Sit, Odie, Sit. Good Dog.


It is not ours to question the comic strip reality of a cat who has built scale versions of restaurant waiting line placards, nor of a dog who takes commands in written form, nor of that dog's anatomy which is so tortured that it is difficult to recognize at a glance that he is indeed sitting in the third panel. Joke Logic or no, it's a little counterintuitive that a restaurant-protocol gag should take place on top of a table in the house.
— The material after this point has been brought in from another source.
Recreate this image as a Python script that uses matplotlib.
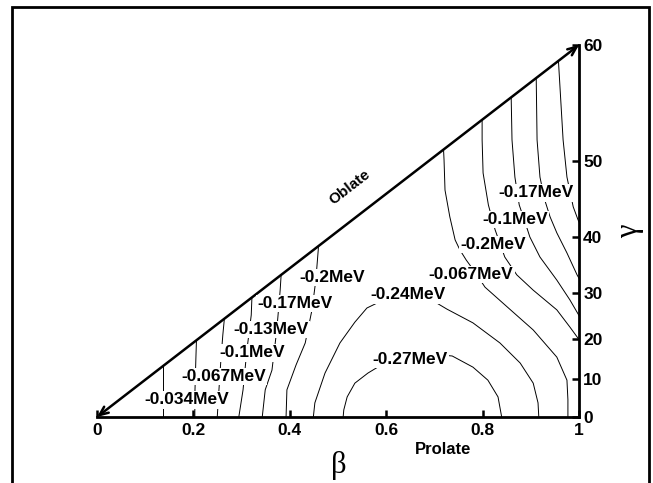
import numpy as np
import matplotlib
matplotlib.use('Agg')
import matplotlib.pyplot as plt
from matplotlib.patches import Polygon, Rectangle

plt.rcParams['font.family'] = ['Liberation Sans', 'DejaVu Sans']

# beta on x, h = tan(gamma)/tan(60) on y (height of the triangle = 1)
gamma_ticks = [0, 10, 20, 30, 40, 50, 60]
beta_ticks = [0, 0.2, 0.4, 0.6, 0.8, 1.0]
beta_ticklabels = ['0', '0.2', '0.4', '0.6', '0.8', '1']

# contour lines (beta, h)
line_034 = ([0.137, 0.137], [-0.01, 0.20])
line_067 = ([0.203, 0.203, 0.205, 0.207, 0.207], [-0.01, 0.059, 0.151, 0.234, 0.26])
line_100 = ([0.249, 0.253, 0.257, 0.261, 0.266], [-0.01, 0.073, 0.153, 0.220, 0.288])
line_130 = ([0.293, 0.303, 0.311, 0.320, 0.322], [-0.01, 0.073, 0.180, 0.274, 0.341])
line_170 = ([0.342, 0.349, 0.363, 0.373, 0.380, 0.384],
            [-0.01, 0.073, 0.126, 0.234, 0.341, 0.422])
line_200 = ([0.392, 0.394, 0.413, 0.432, 0.446, 0.454, 0.459, 0.461],
            [-0.01, 0.073, 0.140, 0.199, 0.288, 0.368, 0.449, 0.503])
line_240 = ([0.448, 0.452, 0.473, 0.504, 0.535, 0.560, 0.598, 0.645, 0.691, 0.726,
             0.780, 0.836, 0.878, 0.905, 0.915, 0.917],
            [-0.01, 0.038, 0.118, 0.199, 0.255, 0.293, 0.317, 0.328, 0.317, 0.290,
             0.253, 0.199, 0.145, 0.091, 0.038, -0.01])
line_270 = ([0.510, 0.512, 0.519, 0.535, 0.562, 0.604, 0.649, 0.695, 0.737, 0.780,
             0.811, 0.832, 0.840, 0.840],
            [-0.01, 0.019, 0.054, 0.091, 0.118, 0.151, 0.167, 0.169, 0.164, 0.134,
             0.099, 0.054, -0.003, -0.01])
line_200r = ([0.718, 0.720, 0.722, 0.732, 0.743, 0.753, 0.766, 0.784, 0.805, 0.851,
              0.905, 0.954, 0.975, 0.977, 0.977],
             [0.745, 0.691, 0.610, 0.538, 0.476, 0.449, 0.422, 0.390, 0.349, 0.296,
              0.234, 0.161, 0.099, 0.046, -0.01])
line_170r = ([0.799, 0.799, 0.801, 0.812, 0.826, 0.846, 0.871, 0.905, 0.954, 0.981, 1.008],
             [0.825, 0.745, 0.656, 0.570, 0.503, 0.430, 0.382, 0.341, 0.288, 0.242, 0.194])
line_130r = ([0.859, 0.861, 0.867, 0.876, 0.888, 0.898, 0.919, 0.954, 0.981, 1.008],
             [0.879, 0.745, 0.645, 0.570, 0.524, 0.484, 0.430, 0.368, 0.315, 0.255])
line_100r = ([0.911, 0.913, 0.919, 0.929, 0.940, 0.954, 0.975, 0.996, 1.008],
             [0.933, 0.745, 0.645, 0.583, 0.538, 0.495, 0.441, 0.382, 0.355])
line_067r = ([0.956, 0.967, 0.975, 0.988, 0.998, 1.008],
             [0.987, 0.745, 0.645, 0.565, 0.530, 0.503])

contour_lines = [line_034, line_067, line_100, line_130, line_170, line_200,
                 line_240, line_270, line_200r, line_170r, line_130r, line_100r, line_067r]

label_text = ['-0.034MeV', '-0.067MeV', '-0.1MeV', '-0.13MeV', '-0.17MeV', '-0.2MeV',
              '-0.24MeV', '-0.27MeV', '-0.067MeV', '-0.2MeV', '-0.1MeV', '-0.17MeV']
label_beta = [0.186, 0.262, 0.323, 0.362, 0.411, 0.487,
              0.646, 0.649, 0.776, 0.821, 0.867, 0.910]
label_h = [0.046, 0.109, 0.173, 0.235, 0.305, 0.375,
           0.328, 0.155, 0.383, 0.464, 0.531, 0.603]

W, H = 653, 483
fig = plt.figure(figsize=(W / 100, H / 100), dpi=100)
ax = fig.add_axes([97 / W, 66 / H, 482 / W, 372 / H])
ax.set_xlim(0, 1)
ax.set_ylim(0, 1)

tri = Polygon([(0, 0), (1, 0), (1, 1)], closed=True, transform=ax.transData,
              fill=False, edgecolor='none')
ax.add_patch(tri)

for xs, hs in contour_lines:
    ln, = ax.plot(xs, hs, color='black', lw=0.7)
    ln.set_clip_path(tri)

for s, bx, bh in zip(label_text, label_beta, label_h):
    ax.text(bx, bh, s, ha='center', va='center', fontsize=12.5, fontweight='bold',
            bbox=dict(boxstyle='square,pad=0.08', fc='white', ec='none'), zorder=5)

# hypotenuse (oblate edge)
ax.annotate('', xy=(0, 0), xytext=(1, 1), xycoords='data',
            arrowprops=dict(arrowstyle='<->,head_length=0.7,head_width=0.3',
                            lw=1.8, color='black', shrinkA=0, shrinkB=0,
                            mutation_scale=9), annotation_clip=False)

for side in ['top', 'left']:
    ax.spines[side].set_visible(False)
for side in ['bottom', 'right']:
    ax.spines[side].set_linewidth(2)

ax.set_xticks(beta_ticks)
ax.set_xticklabels(beta_ticklabels, fontweight='bold', fontsize=12.5)
ax.yaxis.tick_right()
ax.set_yticks(np.tan(np.radians(gamma_ticks)) / np.tan(np.radians(60)))
ax.set_yticklabels([str(g) for g in gamma_ticks], fontweight='bold', fontsize=12.5)
ax.tick_params(axis='x', direction='in', length=5, width=1.8, pad=4)
ax.tick_params(axis='y', direction='in', length=5, width=1.8, pad=3)

ax.text(0.525, 0.618, 'Oblate', rotation=37.7, rotation_mode='anchor',
        ha='center', va='center', fontsize=11, fontweight='bold')

fig.text(443 / W, 1 - 449 / H, 'Prolate', ha='center', va='center',
         fontsize=12, fontweight='bold')
fig.text(339 / W, 1 - 466 / H, 'β', ha='center', va='center', fontsize=22,
         family=['Liberation Serif', 'DejaVu Serif'])
fig.text(630 / W, 1 - 231 / H, 'γ', ha='center', va='center', fontsize=22,
         rotation=90, family=['Liberation Serif', 'DejaVu Serif'])

fig.patches.append(Rectangle((12 / W, -0.1), (649 - 12) / W, 1.1 - 7 / H,
                             transform=fig.transFigure, fill=False, lw=2,
                             ec='black'))

fig.savefig('out.png', dpi=100)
That Odie can read is pretty much the crux of the joke, because the associative gap between the meaning of "wait to be seated" and the command for a dog to sit is not very large. There's a second shade of meaning, in which Odie is so dumb he must be ordered both not to sit and to sit. Lord knows what he'd do if given no commands. Squat, maybe? Funnier is how Garfield shuffles through panel two, disinterested, though he is surely the one who made the signs. There are a few levels to these presentational strips in which Odie and Garfield mime a broad joke for us in vaudeville style. We are treated to the joke itself, the acknowledged artificiality of the format, and the self-conscious performances of our silent clowns: Odie with full confidence of the antique material, a happy, catatonic Fatty Arbuckle, and Garfield a weary Buster Keaton, stone-faced with disgust or defeat. The idea of an entertainer so lazy he doesn't care about the audience is a masterstroke. Your comedian is indifferent: laughing is your own job.

Sunday, June 25, 2006

Kick Me Beneath the Milky Twilight


Criticism: I usually try to ignore it unless making a joke about it, but... The computer color job on today's strip is atrocious, distracting, and doesn't make sense. It's a simple, reasonably funny gag confused by some kind of spotlight (?) at frame right that looks like it should have something to do with the action but does not. As a light source, it's badly rendered (explain the shading in row 2 panel 2?), and besides, Garfield isn't normally drawn with deep shadows unless there's a reason.

Praise: Today's Garfield combines a solid character joke and a typically cynical assessment of our role in the universe. In the first, Odie is so used to being physically abused that it is the only way he makes sense of his existence, and will hurt himself if Garfield is not there to do it... The dog equivalent of a cutter, I guess. In the second, Garfield is punished for not accepting his eternal job as Odie's designated abuser. If Garfield had taken his preordained place on the table top and kicked an innocent dog, instead of being on the floor, he would never be crushed by the punishing will of the cosmos. If it's in the cards for you to physically injure animals, Garfield urges you to rush to your work with open arms.

Insightful Observation: Odie looks more and more like Super Mario's dinosaur friend Yoshi.

Wednesday, April 26, 2006

I Got All My Whiskers With Me


That's really sweet... and it's Jon's guileless enthusiasm when he realizes they are a family that gets me. I'd like to think in panel two that everyone simultaneously realizes what they mean to each other. The cutest part is how Garfield has to maintain his curmudgeonly facade, but acknowledges the relationship, even if he has to couch it in sarcasm.

Except... what is Odie doing? NO! Why does he have to ruin this moment?

That drawing of Odie is so gross, and directed to no one but the reader. I'm used to this kind of sassiness on G-field T-shirts and merch, but it doesn't usually encroach on the strip this blatantly. Plus, I don't like the head-on view of Odie, because it reminds me that his tongue is wider than his head.

In other news, today the back page of the paper features a photograph of the cursive letter M.